L21-22: Tumour Immunity Flashcards
NK cells and tumours
Express stimulatory and inhibitory cell surface receptors:
STIMULATORY e.g. FcR, CD2, NKG2D
INHIBITORY - MHC-I binding receptors that prevent killing
B Cells/Antibody tumour immunity
B cells can produce Ab against tumour antigens
Ab binds tumour antigen. Fc region of bound Ab recognised by FcR+ cells such as NK cells, macrophages
FcR ligation leads to cellular activation
ADCC (antibody dependent cellular cytotoxicity)
Antibody can also lead to Complement dependent tumour cell lysis
T cell tumour immnity
Lone naive CD8 T cell stimulation through its TCR (no signal 2) leads to anergy.
DC can present exogenously derived Ag via MHC-I pathway and prime CD8 T cells “cross-priming”
DCs can also present to CD4 via MHC-II, which become helper T cells and further enhance CTL activation
End result is an effector CTL that can kill the tumour cell
NKG2D function
NKG2D receptor expressed on NK cells allows recognition of stressed cells by NK cells that still express MHC-I.
Stressed cells upregulate MIC-A - a ligand for NKG2D receptor
NKT cell TCR recognises
CD1d (MHC-I-like) plus glycolipid Ag
NKT role and function
Very potent cytokine producers (IFNg, IL-4, TNF, provide help for NK and CTL, enhance DC activation
Tumour escape mechanisms
Antigenic modulation:
Tumours genetically unstable - can lose Ag
Lose MHC-I alleles - if all are lost, may become NK cell targets; if some are lost may evade NK cell and CTL
Production of immunosuppressive factors:
TGF-beta, IL-10, PD-L1
Anti-tumour therapy
preventative immunotherapy - virus vaccines
Ab-based immunotherapy - mAb generated against tumour Ag
Cytokine based immunotherapy
Antibody-Based Immunotherapy Method and Challenges
mAb can be generated against tumour antigens
Can be injected to target, inhibit and kill tumours
Either alone or coupled to reagents that kill target.

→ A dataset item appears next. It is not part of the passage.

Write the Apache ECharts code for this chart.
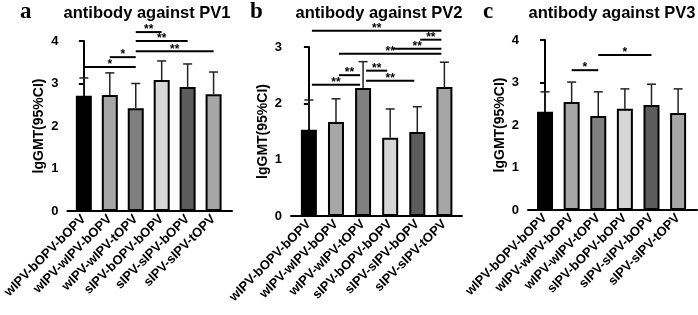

mAb alone – block molecules important to tumour growth, or activates FcR+ cells (e.g. NK) to kill tumour
mAb-toxin conjugate (eg. Ricin) (Immunotoxin)
mAb-radioisotope conjugate
Challenges:
Specificity of Ab (binding to non-tumour cells)
Penetration into large tumours
Instability of tumours (escape mutants)
Limited knowledge of dominant tumour antigens
examples: Anti-CD20 (Rituximab)
Cytokine based immunotherapy
IL-2, IFNa, TNF, IL-12
Problems: Limited success with some tumour types
Often toxic when used systemically
Short half life
Immunisation with tumour cells or antigens
Patient immunised with killed tumour cells, or purified tumour antigens with adjuvant such as BCG, or tumour Ag pulsed onto patient’s DCs.
Problems:
Dominant tumour Ag may be underrepresented in whole tumour preps
Dominant tumour Ag may be patient specific – not widely applicable
MHC-restricted Ag presentation (eg. MAGE1 – only in HLA-A1 patients)
Antigenic modulation – outgrowth of escape mutants
Risk of autoimmunity due to other non-tumour Ag in prep
eg. Vitiligo –destruction of normal melanocytes
Adoptive CAR T Cell Therapy
Chimeric Antigen Receptor T cells:
Patient T cells engineered to express modified tumour Ag-specific antibody receptors (eg. anti-CD19 B cell leukemia marker) fused to intracytoplasmic T cell stimulatory (signal 1) (eg. from CD3zeta) and costimulatory (signal 2) domains (eg. from CD28).
These cells are expanded in vitro and reintroduced to the patient.
Capable of potent tumour destruction.